Moreover, “children” is a bit broad and ambiguous when speaking of these kinds of statistics. According to the CDC, in the 5 to 14 year old age group, accidents are the number 1 cause of death, and more than triple the number of homicides.

CDC stats on 5-14 year olds

Both malignant neoplasms and suicides exceed the number of homicides.  (The use of guns is not broken out for either suicides or homicides.)

In the 15-19 year old age group, accidents are the number 1 cause, and nearly double the count of homicides (of all weapon types).

CDC stats on 15-19 year olds

Moreover, suicides are nearly equal in count to homicides. Our rulers do not seem nearly as concerned about that. Yes, doctors now routinely ask “are you feeling depressed?” and what not, and even McDonald herself set up some kind of “Task Force” on the subject, but we suspect all of that kind of activity is as much to get more people on psycho-tropic drugs as it is to stop suicides. If they were concerned about youth suicides, they would look within to see if their own subversive complicity is as much the problem as anything else — complicity with forces bent on destroying our nation that leave many of our youth with no prospects, and with endless vile teaching that informs them that pleasure is the greatest good.

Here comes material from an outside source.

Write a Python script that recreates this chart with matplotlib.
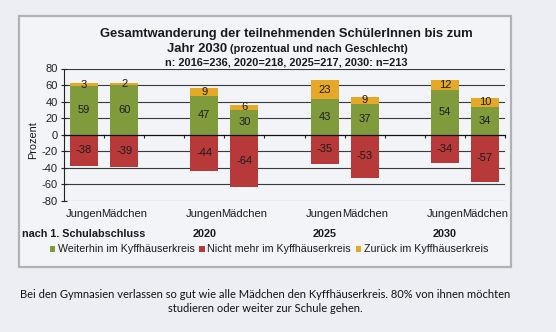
import matplotlib
matplotlib.use("Agg")
import matplotlib.pyplot as plt
import matplotlib.transforms as mtransforms
from matplotlib.patches import Rectangle, Patch

# --- data -------------------------------------------------------------
groups = ["nach 1. Schulabschluss", "2020", "2025", "2030"]
genders = ["Jungen", "Mädchen"]
weiterhin = [59, 60, 47, 30, 43, 37, 54, 34]
nicht_mehr = [-38, -39, -44, -64, -35, -53, -34, -57]
zurueck = [3, 2, 9, 6, 23, 9, 12, 10]
series_names = ["Weiterhin im Kyffhäuserkreis",
                "Nicht mehr im Kyffhäuserkreis",
                "Zurück im Kyffhäuserkreis"]
y_ticks = [-80, -60, -40, -20, 0, 20, 40, 60, 80]

title_1 = "Gesamtwanderung der teilnehmenden SchülerInnen bis zum"
title_2a = "Jahr 2030"
title_2b = "(prozentual und nach Geschlecht)"
title_3 = "n: 2016=236, 2020=218, 2025=217, 2030: n=213"
note_1 = ("Bei den Gymnasien verlassen so gut wie alle Mädchen den "
          "Kyffhäuserkreis. 80% von ihnen möchten")
note_2 = "studieren oder weiter zur Schule gehen."

# --- style ------------------------------------------------------------
GREEN = "#7f9b3c"
RED = "#b7393a"
ORANGE = "#e6a827"
PAGE = "#eceef4"
PANEL = "#f3f4f8"

plt.rcParams["font.family"] = ["Liberation Sans", "DejaVu Sans"]

W, H = 556, 332
fig = plt.figure(figsize=(W / 100, H / 100), dpi=100)
fig.patch.set_facecolor(PAGE)


def fx(px):
    return px / W


def fy(py):
    return 1 - py / H


# framed chart panel behind everything
panel = Rectangle((fx(19), fy(267)), fx(511) - fx(19), fy(15.7) - fy(267),
                  transform=fig.transFigure, facecolor=PANEL,
                  edgecolor="#b2b2b2", lw=1.6, zorder=-10)
fig.patches.append(panel)

ax = fig.add_axes([fx(64), fy(200.7), fx(505) - fx(64), fy(68.5) - fy(200.7)])
ax.set_facecolor("none")
ax.set_zorder(2)

# bar positions: two bars per group, an empty slot between groups
positions = []
for g in range(len(groups)):
    for s in range(len(genders)):
        positions.append(g * (len(genders) + 1) + s)

bw = 0.7
ax.bar(positions, weiterhin, width=bw, color=GREEN, zorder=3)
ax.bar(positions, zurueck, width=bw, bottom=weiterhin, color=ORANGE, zorder=3)
ax.bar(positions, nicht_mehr, width=bw, color=RED, zorder=3)

lab_kw = dict(ha="center", va="center", fontsize=8, color="#1c1c1c", zorder=4)
for x, w, r, n in zip(positions, weiterhin, zurueck, nicht_mehr):
    ax.text(x, w / 2, f"{w}", **lab_kw)
    ax.text(x, w + r / 2, f"{r}", **lab_kw)
    ax.text(x, n / 2, f"{n}", **lab_kw)

ax.set_xlim(-0.5, positions[-1] + 0.5)
ax.set_ylim(-80, 80)

# horizontal gridlines
for t in y_ticks:
    if t != 0:
        ax.axhline(t, color="#3a3a3a", lw=0.8, zorder=1)

for side in ("top", "right"):
    ax.spines[side].set_visible(False)
ax.spines["left"].set_color("#222222")
ax.spines["left"].set_linewidth(0.8)
ax.spines["bottom"].set_position(("data", 0))
ax.spines["bottom"].set_color("#111111")
ax.spines["bottom"].set_linewidth(0.9)
ax.spines["bottom"].set_zorder(5)

ax.set_yticks(y_ticks)
ax.set_yticklabels([f"{t}" for t in y_ticks])
ax.tick_params(axis="y", direction="inout", length=4.3, width=0.8,
               pad=2.5, labelsize=8, colors="#222222")

ax.set_xticks([p - 0.5 for p in range(positions[-1] + 2)])
ax.set_xticklabels([])
ax.tick_params(axis="x", direction="out", length=2, width=0.8,
               colors="#222222")

# category labels below the plot
trans = mtransforms.blended_transform_factory(ax.transData, fig.transFigure)
for i, x in enumerate(positions):
    ax.text(x, fy(214), genders[i % len(genders)], transform=trans,
            ha="center", va="center", fontsize=8, color="#1a1a1a")
for g, name in enumerate(groups):
    x = positions[g * len(genders)]
    ax.text(x, fy(234), name, transform=trans, ha="center", va="center",
            fontsize=7.8, fontweight="bold", color="#1a1a1a")

fig.text(fx(33), fy(140), "Prozent", rotation=90, ha="center", va="center",
         fontsize=7.8, color="#1a1a1a")

# title block
fig.text(fx(286.5), fy(37.5), title_1, ha="center", va="baseline",
         fontsize=9.4, fontweight="bold", color="#1a1a1a")
fig.text(fx(227), fy(52.5), title_2a, ha="right", va="baseline",
         fontsize=9.4, fontweight="bold", color="#1a1a1a")
fig.text(fx(230), fy(52.5), title_2b, ha="left", va="baseline",
         fontsize=7.9, fontweight="bold", color="#1a1a1a")
fig.text(fx(286), fy(65.5), title_3, ha="center", va="baseline",
         fontsize=7.9, fontweight="bold", color="#1a1a1a")

# legend
handles = [Patch(facecolor=c, edgecolor="none") for c in (GREEN, RED, ORANGE)]
fig.legend(handles, series_names, loc="center",
           bbox_to_anchor=(fx(269), fy(249.5)), ncol=3, frameon=False,
           fontsize=7.7, handlelength=0.5, handleheight=0.5,
           handletextpad=0.25, columnspacing=0.45, borderpad=0,
           borderaxespad=0, labelcolor="#1a1a1a")

# note below the chart
fig.text(fx(265), fy(295), note_1, ha="center", va="center",
         fontsize=8.0, family=["Lato", "DejaVu Sans"], color="#111111")
fig.text(fx(265), fy(309), note_2, ha="center", va="center",
         fontsize=8.0, family=["Lato", "DejaVu Sans"], color="#111111")

fig.savefig("out.png", dpi=100, facecolor=fig.get_facecolor())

It certainly appears that she is lying about the “number one cause of children’s deaths.”

Speaking of child abuse, the prosecutor Karen D. McDonald, a Democrat, “is especially proud to have presided over the first adoption by an LGBTQ+ couple in the history of the State of Michigan.”

This trial and the zombie-like response of the jury should be flagged as a dire milestone on the way to the “last battle” for the survival of our people and holy religion.

But I predict our snoozing clergy will not even notice.